WRITTEN REQUEST – Repeat the listing in full, preserving every character.

DATA PROVIDED –
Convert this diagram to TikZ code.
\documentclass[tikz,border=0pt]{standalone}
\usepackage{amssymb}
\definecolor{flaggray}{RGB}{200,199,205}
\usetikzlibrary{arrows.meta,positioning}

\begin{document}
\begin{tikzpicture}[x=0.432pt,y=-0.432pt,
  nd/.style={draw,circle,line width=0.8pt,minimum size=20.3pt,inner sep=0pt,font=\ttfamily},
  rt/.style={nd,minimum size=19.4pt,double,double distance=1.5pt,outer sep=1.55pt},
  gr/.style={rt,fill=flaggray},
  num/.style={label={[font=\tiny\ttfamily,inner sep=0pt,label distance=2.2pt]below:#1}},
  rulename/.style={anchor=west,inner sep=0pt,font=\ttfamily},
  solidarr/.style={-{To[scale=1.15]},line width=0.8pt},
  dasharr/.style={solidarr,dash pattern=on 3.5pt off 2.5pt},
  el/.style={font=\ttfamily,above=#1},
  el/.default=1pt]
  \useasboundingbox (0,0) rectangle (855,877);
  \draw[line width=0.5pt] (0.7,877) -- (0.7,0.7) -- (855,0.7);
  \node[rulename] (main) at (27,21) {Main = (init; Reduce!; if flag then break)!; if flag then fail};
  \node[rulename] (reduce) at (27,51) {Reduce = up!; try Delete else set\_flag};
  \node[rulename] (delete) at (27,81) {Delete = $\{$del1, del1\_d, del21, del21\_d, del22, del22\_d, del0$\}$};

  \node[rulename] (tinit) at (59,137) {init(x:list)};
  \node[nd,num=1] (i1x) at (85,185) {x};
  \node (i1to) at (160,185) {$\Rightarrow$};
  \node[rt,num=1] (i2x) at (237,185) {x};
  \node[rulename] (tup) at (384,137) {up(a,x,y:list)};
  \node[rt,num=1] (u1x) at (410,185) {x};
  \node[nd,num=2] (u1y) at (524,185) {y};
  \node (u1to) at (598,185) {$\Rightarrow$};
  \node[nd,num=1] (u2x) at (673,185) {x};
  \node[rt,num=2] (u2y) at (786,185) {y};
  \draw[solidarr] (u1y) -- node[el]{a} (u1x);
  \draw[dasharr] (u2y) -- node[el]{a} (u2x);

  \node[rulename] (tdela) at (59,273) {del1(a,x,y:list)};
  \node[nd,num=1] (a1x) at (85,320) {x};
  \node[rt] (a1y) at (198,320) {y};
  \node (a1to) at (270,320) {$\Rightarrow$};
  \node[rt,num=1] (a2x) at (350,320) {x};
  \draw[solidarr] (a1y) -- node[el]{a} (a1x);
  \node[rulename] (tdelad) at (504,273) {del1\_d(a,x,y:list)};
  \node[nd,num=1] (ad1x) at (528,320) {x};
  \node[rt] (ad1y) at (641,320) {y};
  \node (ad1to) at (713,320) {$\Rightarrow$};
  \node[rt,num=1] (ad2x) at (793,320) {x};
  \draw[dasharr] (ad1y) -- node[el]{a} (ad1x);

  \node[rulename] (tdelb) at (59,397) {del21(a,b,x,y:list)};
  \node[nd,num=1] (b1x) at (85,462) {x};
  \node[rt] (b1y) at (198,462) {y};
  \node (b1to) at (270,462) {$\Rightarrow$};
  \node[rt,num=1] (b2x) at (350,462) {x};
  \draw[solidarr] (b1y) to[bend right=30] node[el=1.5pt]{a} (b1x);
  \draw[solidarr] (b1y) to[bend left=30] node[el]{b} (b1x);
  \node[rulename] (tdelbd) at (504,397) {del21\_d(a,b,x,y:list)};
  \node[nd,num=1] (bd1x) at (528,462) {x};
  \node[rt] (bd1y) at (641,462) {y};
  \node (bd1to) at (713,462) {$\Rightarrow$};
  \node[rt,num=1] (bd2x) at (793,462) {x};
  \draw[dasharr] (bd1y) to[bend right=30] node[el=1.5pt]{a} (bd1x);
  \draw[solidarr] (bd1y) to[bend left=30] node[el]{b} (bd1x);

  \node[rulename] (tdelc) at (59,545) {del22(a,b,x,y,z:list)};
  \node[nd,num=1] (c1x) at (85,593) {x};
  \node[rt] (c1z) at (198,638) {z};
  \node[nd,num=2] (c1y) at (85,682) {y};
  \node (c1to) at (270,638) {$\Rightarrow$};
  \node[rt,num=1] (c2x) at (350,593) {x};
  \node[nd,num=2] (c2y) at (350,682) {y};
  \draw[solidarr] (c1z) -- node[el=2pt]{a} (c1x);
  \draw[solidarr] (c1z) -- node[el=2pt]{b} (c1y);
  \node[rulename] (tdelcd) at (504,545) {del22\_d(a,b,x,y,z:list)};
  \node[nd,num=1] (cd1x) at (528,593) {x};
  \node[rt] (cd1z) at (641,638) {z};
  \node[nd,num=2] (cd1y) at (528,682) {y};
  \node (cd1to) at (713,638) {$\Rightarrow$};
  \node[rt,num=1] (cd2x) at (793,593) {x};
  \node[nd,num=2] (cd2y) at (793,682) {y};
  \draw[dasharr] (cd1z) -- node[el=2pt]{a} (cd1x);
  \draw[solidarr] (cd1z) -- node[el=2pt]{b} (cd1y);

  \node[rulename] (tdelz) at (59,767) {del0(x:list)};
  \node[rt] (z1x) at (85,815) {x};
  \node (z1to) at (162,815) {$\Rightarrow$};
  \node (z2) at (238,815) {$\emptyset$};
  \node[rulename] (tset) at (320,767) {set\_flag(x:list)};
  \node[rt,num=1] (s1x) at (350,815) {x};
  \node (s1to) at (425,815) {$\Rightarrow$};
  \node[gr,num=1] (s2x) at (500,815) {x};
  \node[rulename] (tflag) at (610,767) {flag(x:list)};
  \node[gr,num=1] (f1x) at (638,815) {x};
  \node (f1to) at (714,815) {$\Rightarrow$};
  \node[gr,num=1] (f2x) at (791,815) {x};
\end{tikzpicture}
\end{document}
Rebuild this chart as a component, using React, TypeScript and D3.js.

THE OUTPUT –
Convert this diagram to TikZ code.
\documentclass[tikz,border=0pt]{standalone}
\usepackage{amssymb}
\definecolor{flaggray}{RGB}{200,199,205}
\usetikzlibrary{arrows.meta,positioning}

\begin{document}
\begin{tikzpicture}[x=0.432pt,y=-0.432pt,
  nd/.style={draw,circle,line width=0.8pt,minimum size=20.3pt,inner sep=0pt,font=\ttfamily},
  rt/.style={nd,minimum size=19.4pt,double,double distance=1.5pt,outer sep=1.55pt},
  gr/.style={rt,fill=flaggray},
  num/.style={label={[font=\tiny\ttfamily,inner sep=0pt,label distance=2.2pt]below:#1}},
  rulename/.style={anchor=west,inner sep=0pt,font=\ttfamily},
  solidarr/.style={-{To[scale=1.15]},line width=0.8pt},
  dasharr/.style={solidarr,dash pattern=on 3.5pt off 2.5pt},
  el/.style={font=\ttfamily,above=#1},
  el/.default=1pt]
  \useasboundingbox (0,0) rectangle (855,877);
  \draw[line width=0.5pt] (0.7,877) -- (0.7,0.7) -- (855,0.7);
  \node[rulename] (main) at (27,21) {Main = (init; Reduce!; if flag then break)!; if flag then fail};
  \node[rulename] (reduce) at (27,51) {Reduce = up!; try Delete else set\_flag};
  \node[rulename] (delete) at (27,81) {Delete = $\{$del1, del1\_d, del21, del21\_d, del22, del22\_d, del0$\}$};

  \node[rulename] (tinit) at (59,137) {init(x:list)};
  \node[nd,num=1] (i1x) at (85,185) {x};
  \node (i1to) at (160,185) {$\Rightarrow$};
  \node[rt,num=1] (i2x) at (237,185) {x};
  \node[rulename] (tup) at (384,137) {up(a,x,y:list)};
  \node[rt,num=1] (u1x) at (410,185) {x};
  \node[nd,num=2] (u1y) at (524,185) {y};
  \node (u1to) at (598,185) {$\Rightarrow$};
  \node[nd,num=1] (u2x) at (673,185) {x};
  \node[rt,num=2] (u2y) at (786,185) {y};
  \draw[solidarr] (u1y) -- node[el]{a} (u1x);
  \draw[dasharr] (u2y) -- node[el]{a} (u2x);

  \node[rulename] (tdela) at (59,273) {del1(a,x,y:list)};
  \node[nd,num=1] (a1x) at (85,320) {x};
  \node[rt] (a1y) at (198,320) {y};
  \node (a1to) at (270,320) {$\Rightarrow$};
  \node[rt,num=1] (a2x) at (350,320) {x};
  \draw[solidarr] (a1y) -- node[el]{a} (a1x);
  \node[rulename] (tdelad) at (504,273) {del1\_d(a,x,y:list)};
  \node[nd,num=1] (ad1x) at (528,320) {x};
  \node[rt] (ad1y) at (641,320) {y};
  \node (ad1to) at (713,320) {$\Rightarrow$};
  \node[rt,num=1] (ad2x) at (793,320) {x};
  \draw[dasharr] (ad1y) -- node[el]{a} (ad1x);

  \node[rulename] (tdelb) at (59,397) {del21(a,b,x,y:list)};
  \node[nd,num=1] (b1x) at (85,462) {x};
  \node[rt] (b1y) at (198,462) {y};
  \node (b1to) at (270,462) {$\Rightarrow$};
  \node[rt,num=1] (b2x) at (350,462) {x};
  \draw[solidarr] (b1y) to[bend right=30] node[el=1.5pt]{a} (b1x);
  \draw[solidarr] (b1y) to[bend left=30] node[el]{b} (b1x);
  \node[rulename] (tdelbd) at (504,397) {del21\_d(a,b,x,y:list)};
  \node[nd,num=1] (bd1x) at (528,462) {x};
  \node[rt] (bd1y) at (641,462) {y};
  \node (bd1to) at (713,462) {$\Rightarrow$};
  \node[rt,num=1] (bd2x) at (793,462) {x};
  \draw[dasharr] (bd1y) to[bend right=30] node[el=1.5pt]{a} (bd1x);
  \draw[solidarr] (bd1y) to[bend left=30] node[el]{b} (bd1x);

  \node[rulename] (tdelc) at (59,545) {del22(a,b,x,y,z:list)};
  \node[nd,num=1] (c1x) at (85,593) {x};
  \node[rt] (c1z) at (198,638) {z};
  \node[nd,num=2] (c1y) at (85,682) {y};
  \node (c1to) at (270,638) {$\Rightarrow$};
  \node[rt,num=1] (c2x) at (350,593) {x};
  \node[nd,num=2] (c2y) at (350,682) {y};
  \draw[solidarr] (c1z) -- node[el=2pt]{a} (c1x);
  \draw[solidarr] (c1z) -- node[el=2pt]{b} (c1y);
  \node[rulename] (tdelcd) at (504,545) {del22\_d(a,b,x,y,z:list)};
  \node[nd,num=1] (cd1x) at (528,593) {x};
  \node[rt] (cd1z) at (641,638) {z};
  \node[nd,num=2] (cd1y) at (528,682) {y};
  \node (cd1to) at (713,638) {$\Rightarrow$};
  \node[rt,num=1] (cd2x) at (793,593) {x};
  \node[nd,num=2] (cd2y) at (793,682) {y};
  \draw[dasharr] (cd1z) -- node[el=2pt]{a} (cd1x);
  \draw[solidarr] (cd1z) -- node[el=2pt]{b} (cd1y);

  \node[rulename] (tdelz) at (59,767) {del0(x:list)};
  \node[rt] (z1x) at (85,815) {x};
  \node (z1to) at (162,815) {$\Rightarrow$};
  \node (z2) at (238,815) {$\emptyset$};
  \node[rulename] (tset) at (320,767) {set\_flag(x:list)};
  \node[rt,num=1] (s1x) at (350,815) {x};
  \node (s1to) at (425,815) {$\Rightarrow$};
  \node[gr,num=1] (s2x) at (500,815) {x};
  \node[rulename] (tflag) at (610,767) {flag(x:list)};
  \node[gr,num=1] (f1x) at (638,815) {x};
  \node (f1to) at (714,815) {$\Rightarrow$};
  \node[gr,num=1] (f2x) at (791,815) {x};
\end{tikzpicture}
\end{document}
Rebuild this chart as a component, using React, TypeScript and D3.js.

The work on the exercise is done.